A recent survey by Ema showed that almost 400 million liters of raw sewage was discharged into water bodies including the Umguza River, Lake Manyame, Lake Chivero and the Sebakwe Dam.

This has compromised the quality of drinking water in some urban areas in the provinces of Harare, Midlands, Bulawayo and Matabeleland.

In an interview with the Daily News Yesterday, Ema’s national spokeswoman, Amkela Sidange, said that in addition to dilapidated sewage infrastructure across the country, most local authorities and some sections of industry do not view environmental issues as reviews.

“The water pollution crisis is a national problem that requires urgent attention from local authorities, industries and other stakeholders. These parties must work together to avert this crisis which has seen the discharge of raw sewage into the majority of water bodies, including those that supply drinking water to major cities across the country.

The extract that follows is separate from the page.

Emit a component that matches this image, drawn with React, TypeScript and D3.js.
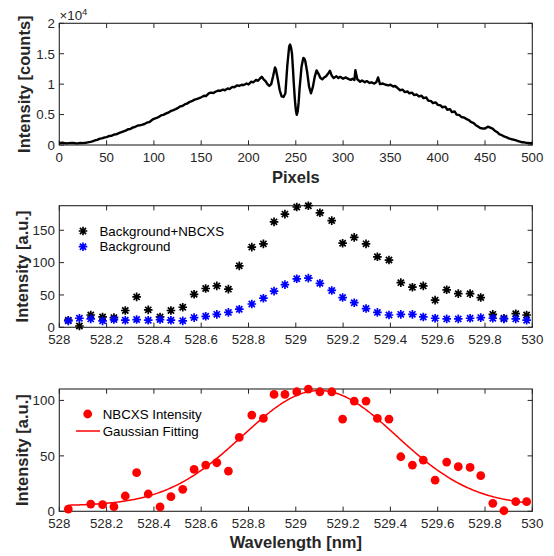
import React from 'react';
import * as d3 from 'd3';

// ---------- Data ----------
const pixelPositions = [
  0, 3, 5, 8, 10, 13, 15, 18, 20, 23, 25, 28, 30, 33, 35, 38, 40, 43, 45, 48, 50, 53, 55, 58, 60, 63, 65, 68, 70, 73, 75, 78, 80,
  83, 85, 88, 90, 93, 95, 98, 100, 103, 105, 108, 110, 113, 115, 118, 120, 123, 125, 128, 130, 133, 135, 138, 140, 143, 145, 148,
  150, 153, 155, 158, 160, 163, 165, 168, 170, 173, 175, 178, 180, 183, 185, 188, 190, 193, 195, 198, 200, 203, 205, 208, 210,
  212, 214, 216, 218, 220, 222, 224, 226, 228, 229, 231, 233, 235, 237, 239, 241, 243, 244, 245, 246, 247, 248, 249, 250, 251,
  252, 253, 254, 255, 256, 257, 258, 259, 260, 262, 264, 266, 268, 270, 272, 274, 276, 278, 280, 282, 284, 286, 288, 290, 293,
  295, 297, 300, 303, 305, 308, 310, 312, 313, 315, 318, 320, 323, 325, 328, 330, 333, 335, 337, 339, 342, 345, 348, 350, 353,
  355, 358, 360, 363, 365, 368, 370, 373, 375, 378, 380, 383, 385, 388, 390, 393, 395, 398, 400, 403, 405, 408, 410, 413, 415,
  418, 420, 423, 425, 428, 430, 433, 435, 438, 440, 443, 445, 448, 450, 453, 455, 458, 460, 463, 465, 468, 470, 473, 475, 478,
  480, 483, 485, 488, 490, 493, 495, 498, 500,
];
const pixelCounts = [
  300, 380, 320, 260, 300, 350, 320, 270, 290, 340, 310, 360, 420, 520, 600, 780, 850, 1050, 1080, 1250, 1300, 1480, 1500, 1720,
  1750, 1950, 2080, 2250, 2350, 2600, 2620, 2900, 2950, 3200, 3230, 3350, 3450, 3700, 3750, 4100, 4300, 4450, 4600, 4900, 4950,
  5200, 5300, 5600, 5700, 5900, 6050, 6350, 6400, 6700, 6800, 7100, 7200, 7450, 7550, 7700, 7850, 8100, 8050, 8500, 8600, 8550,
  8750, 8950, 8900, 9100, 9000, 9300, 9200, 9550, 9500, 9800, 9700, 9900, 9850, 10100, 9950, 10400, 10300, 10700, 10550,
  10900, 11200, 10800, 10500, 10000, 9700, 10000, 11300, 12750, 12400, 10800, 9000, 8000, 7900, 8500, 13000, 16200, 16500,
  16000, 15000, 12500, 9800, 7500, 5800, 4950, 5500, 7000, 9300, 11000, 12800, 13600, 14300, 14200, 13800, 12000, 9600, 8500,
  9500, 11200, 12250, 11700, 11000, 10800, 11100, 11300, 11700, 12200, 11400, 11000, 11300, 11000, 11200, 10900, 11100, 10900,
  10700, 10900, 10700, 12300, 10800, 10400, 10600, 10300, 10500, 10200, 10300, 10100, 10300, 11100, 10000, 10100, 9900, 9800,
  9900, 9600, 9700, 9300, 9000, 9100, 8700, 8800, 8500, 8600, 8200, 8300, 8000, 8100, 7700, 7800, 7300, 7200, 6900, 7000, 6600,
  6500, 6200, 6300, 5800, 5900, 5400, 5500, 5000, 4900, 4600, 4500, 4300, 4100, 3800, 3600, 3300, 3000, 2800, 2700, 2700, 3000,
  2900, 2700, 2400, 2100, 1800, 1600, 1400, 1250, 1100, 950, 900, 750, 650, 500, 450, 380, 350, 300, 300,
];

const wavelengths = [
  528.038, 528.085, 528.133, 528.183, 528.231, 528.279, 528.327, 528.376, 528.426, 528.472, 528.522, 528.57, 528.619, 528.666,
  528.715, 528.761, 528.814, 528.863, 528.908, 528.954, 529.004, 529.053, 529.102, 529.152, 529.198, 529.247, 529.297, 529.345,
  529.394, 529.444, 529.493, 529.539, 529.589, 529.638, 529.687, 529.737, 529.782, 529.833, 529.88, 529.93, 529.976,
];
const backgroundPlusNbcxs = [
  11, 2, 19, 16, 15, 26, 47, 27, 16, 26, 31, 51, 60, 64, 59, 95, 124, 129, 163, 175, 186, 188, 177, 165, 130, 139, 129, 109,
  104, 69, 62, 64, 42, 58, 52, 52, 46, 20, 14, 21, 19,
];
const backgroundOnly = [
  10, 14, 13, 10, 12, 11, 12, 11, 12, 11, 10, 15, 17, 20, 23, 28, 36, 45, 56, 66, 75, 76, 68, 57, 46, 38, 29, 23, 19, 20, 20,
  16, 14, 13, 13, 14, 15, 14, 13, 13, 11,
];
const nbcxsIntensity = [
  2, -12, 6.5, 6, 4.2, 13.8, 34.8, 15.6, 3.9, 13.2, 19.8, 37.8, 41.7, 43.8, 36.3, 66.6, 86.8, 83.8, 105.4, 105.4, 107.8, 110.2,
  107.8, 107.8, 83.2, 99.4, 99.4, 83.8, 83.2, 49.2, 41.7, 46.2, 28.2, 44.4, 40.2, 39.6, 32.1, 7.2, 0.5, 8.7, 8.7,
];

// Gaussian fit parameters
const gaussAmplitude = 104;
const gaussCenter = 529.1;
const gaussWidth = 0.46;
const gaussOffset = 5;

const pixelTicks = [0, 50, 100, 150, 200, 250, 300, 350, 400, 450, 500];
const countTicks = [0, 5000, 10000, 15000, 20000];
const countTickLabels = ['0', '0.5', '1', '1.5', '2'];
const wavelengthTicks = [528, 528.2, 528.4, 528.6, 528.8, 529, 529.2, 529.4, 529.6, 529.8, 530];
const wavelengthTickLabels = ['528', '528.2', '528.4', '528.6', '528.8', '529', '529.2', '529.4', '529.6', '529.8', '530'];
const middleTicks = [0, 50, 100, 150];
const bottomTicks = [0, 50, 100];

// ---------- Style ----------
const FONT = '"Liberation Sans", Arial, Helvetica, sans-serif';
const AXC = '#262626';
const TICK_FS = 13.3;
const LABEL_FS = 16.5;
const TL = 4.7;
const LEFT = 59.3;
const RIGHT = 532.3;

type PanelProps = {
  x: d3.ScaleLinear<number, number>;
  y: d3.ScaleLinear<number, number>;
  xTicks: number[];
  xLabels: string[];
  yTicks: number[];
  yLabels: string[];
  ylabel: string;
  ylabelX: number;
  xlabel?: string;
  xlabelY?: number;
  children?: React.ReactNode;
};

function Panel({ x, y, xTicks, xLabels, yTicks, yLabels, ylabel, ylabelX, xlabel, xlabelY, children }: PanelProps) {
  const [x0, x1] = x.range();
  const [y0, y1] = y.range(); // y0 bottom, y1 top
  return (
    <g>
      <rect x={x0} y={y1} width={x1 - x0} height={y0 - y1} fill="white" stroke="none" />
      {xTicks.map((t, i) => (
        <g key={'xt' + i}>
          <line x1={x(t)} x2={x(t)} y1={y0} y2={y0 - TL} stroke={AXC} strokeWidth={1} />
          <line x1={x(t)} x2={x(t)} y1={y1} y2={y1 + TL} stroke={AXC} strokeWidth={1} />
          <text x={x(t)} y={y0 + 16.8} textAnchor="middle" fontSize={TICK_FS} fill={AXC} fontFamily={FONT}>
            {xLabels[i]}
          </text>
        </g>
      ))}
      {yTicks.map((t, i) => (
        <g key={'yt' + i}>
          <line x1={x0} x2={x0 + TL} y1={y(t)} y2={y(t)} stroke={AXC} strokeWidth={1} />
          <line x1={x1} x2={x1 - TL} y1={y(t)} y2={y(t)} stroke={AXC} strokeWidth={1} />
          <text x={x0 - 4.5} y={y(t)} dy="0.36em" textAnchor="end" fontSize={TICK_FS} fill={AXC} fontFamily={FONT}>
            {yLabels[i]}
          </text>
        </g>
      ))}
      <rect x={x0} y={y1} width={x1 - x0} height={y0 - y1} fill="none" stroke={AXC} strokeWidth={1.1} />
      <text
        transform={`translate(${ylabelX},${(y0 + y1) / 2}) rotate(-90)`}
        textAnchor="middle"
        fontSize={LABEL_FS}
        fontWeight="bold"
        fill={AXC}
        fontFamily={FONT}
      >
        {ylabel}
      </text>
      {xlabel && (
        <text x={(x0 + x1) / 2} y={xlabelY} textAnchor="middle" fontSize={LABEL_FS} fontWeight="bold" fill={AXC} fontFamily={FONT}>
          {xlabel}
        </text>
      )}
      {children}
    </g>
  );
}

const STAR = 'M-4.3,0H4.3M0,-4.3V4.3M-3.1,-3.1L3.1,3.1M-3.1,3.1L3.1,-3.1';

function Star({ cx, cy, color }: { cx: number; cy: number; color: string }) {
  return <path d={STAR} transform={`translate(${cx},${cy})`} stroke={color} strokeWidth={1.7} fill="none" />;
}

export default function App() {
  // Top panel
  const xTop = d3.scaleLinear().domain([0, 500]).range([LEFT, RIGHT]);
  const yTop = d3.scaleLinear().domain([0, 20000]).range([145, 23.3]);
  const topLine = d3
    .line<number>()
    .x((_, i) => xTop(pixelPositions[i]))
    .y((d) => yTop(d));

  // Middle panel
  const xMid = d3.scaleLinear().domain([528, 530]).range([LEFT, RIGHT]);
  const yMid = d3.scaleLinear().domain([0, 188]).range([327.3, 205.7]);

  // Bottom panel
  const xBot = d3.scaleLinear().domain([528, 530]).range([LEFT, RIGHT]);
  const yBot = d3.scaleLinear().domain([0, 110.3]).range([511.3, 389]);
  const wMin = wavelengths[0];
  const wMax = wavelengths[wavelengths.length - 1];
  const fitX = d3.range(0, 301).map((k) => wMin + ((wMax - wMin) * k) / 300);
  const fitLine = d3
    .line<number>()
    .x((w) => xBot(w))
    .y((w) => yBot(gaussAmplitude * Math.exp(-Math.pow((w - gaussCenter) / gaussWidth, 2)) + gaussOffset))
    .curve(d3.curveLinear);

  const inMid = (v: number) => v >= 0 && v <= 188;
  const inBot = (v: number) => v >= 0 && v <= 110.3;

  return (
    <svg width={554} height={556} style={{ position: 'absolute', left: 0, top: 0, background: 'white' }}>
      <rect width={554} height={556} fill="white" />
      {/* Top */}
      <Panel
        x={xTop}
        y={yTop}
        xTicks={pixelTicks}
        xLabels={pixelTicks.map(String)}
        yTicks={countTicks}
        yLabels={countTickLabels}
        ylabel="Intensity [counts]"
        ylabelX={29.5}
        xlabel="Pixels"
        xlabelY={183}
      >
        <text x={59.5} y={20} fontSize={TICK_FS} fill={AXC} fontFamily={FONT}>
          ×10
          <tspan dy={-5.5} fontSize={9.5}>
            4
          </tspan>
        </text>
        <path d={topLine(pixelCounts) || ''} fill="none" stroke="black" strokeWidth={2.4} strokeLinejoin="round" />
      </Panel>

      {/* Middle */}
      <Panel
        x={xMid}
        y={yMid}
        xTicks={wavelengthTicks}
        xLabels={wavelengthTickLabels}
        yTicks={middleTicks}
        yLabels={middleTicks.map(String)}
        ylabel="Intensity [a.u.]"
        ylabelX={27.5}
      >
        {wavelengths.map((w, i) =>
          inMid(backgroundPlusNbcxs[i]) ? <Star key={'k' + i} cx={xMid(w)} cy={yMid(backgroundPlusNbcxs[i])} color="#000000" /> : null
        )}
        {wavelengths.map((w, i) =>
          inMid(backgroundOnly[i]) ? <Star key={'b' + i} cx={xMid(w)} cy={yMid(backgroundOnly[i])} color="#0000ff" /> : null
        )}
        <Star cx={83} cy={231} color="#000000" />
        <text x={99.5} y={231} dy="0.36em" fontSize={TICK_FS} fill="#000" fontFamily={FONT}>
          Background+NBCXS
        </text>
        <Star cx={83} cy={246.7} color="#0000ff" />
        <text x={99.5} y={246.7} dy="0.36em" fontSize={TICK_FS} fill="#000" fontFamily={FONT}>
          Background
        </text>
      </Panel>

      {/* Bottom */}
      <Panel
        x={xBot}
        y={yBot}
        xTicks={wavelengthTicks}
        xLabels={wavelengthTickLabels}
        yTicks={bottomTicks}
        yLabels={bottomTicks.map(String)}
        ylabel="Intensity [a.u.]"
        ylabelX={27.5}
        xlabel="Wavelength [nm]"
        xlabelY={547.5}
      >
        {wavelengths.map((w, i) =>
          inBot(nbcxsIntensity[i]) ? (
            <circle key={'r' + i} cx={xBot(w)} cy={yBot(nbcxsIntensity[i])} r={4.4} fill="#ff0000" />
          ) : null
        )}
        <path d={fitLine(fitX) || ''} fill="none" stroke="#ff0000" strokeWidth={1.5} />
        <circle cx={87.7} cy={414} r={4.4} fill="#ff0000" />
        <text x={102.7} y={414} dy="0.36em" fontSize={TICK_FS} fill="#000" fontFamily={FONT}>
          NBCXS Intensity
        </text>
        <line x1={76} x2={100} y1={431} y2={431} stroke="#ff0000" strokeWidth={1.5} />
        <text x={102.7} y={431} dy="0.36em" fontSize={TICK_FS} fill="#000" fontFamily={FONT}>
          Gaussian Fitting
        </text>
      </Panel>
    </svg>
  );
}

“One of the challenges faced by Ema is the trivialization of environmental issues by local authorities and other stakeholders. There are no properly designed waste disposal facilities (landfills) for general and hazardous waste, which shows how these issues are not taken seriously,” Sidange said.

She accused local authorities of failing to put in place deterrent environmental laws against violators.

Sidange said then that Ema was the overseer of environmental law enforcement; to be effective, it needed to work hand in hand with other law enforcement agencies such as the police, traditional leaders and key stakeholders, including local authorities.

“There is also a need to review existing legislation to incorporate, among other issues, deterrent fines and penalties for those who breach existing regulations,” she said, adding that Ema was embarking on key programs of reduction of water pollution, such as licensing of effluents and solid waste. disposal by local authorities, industries and mines.

“This allows the agency to effectively enforce quality and waste management standards through regular compliance inspections and environmental audits”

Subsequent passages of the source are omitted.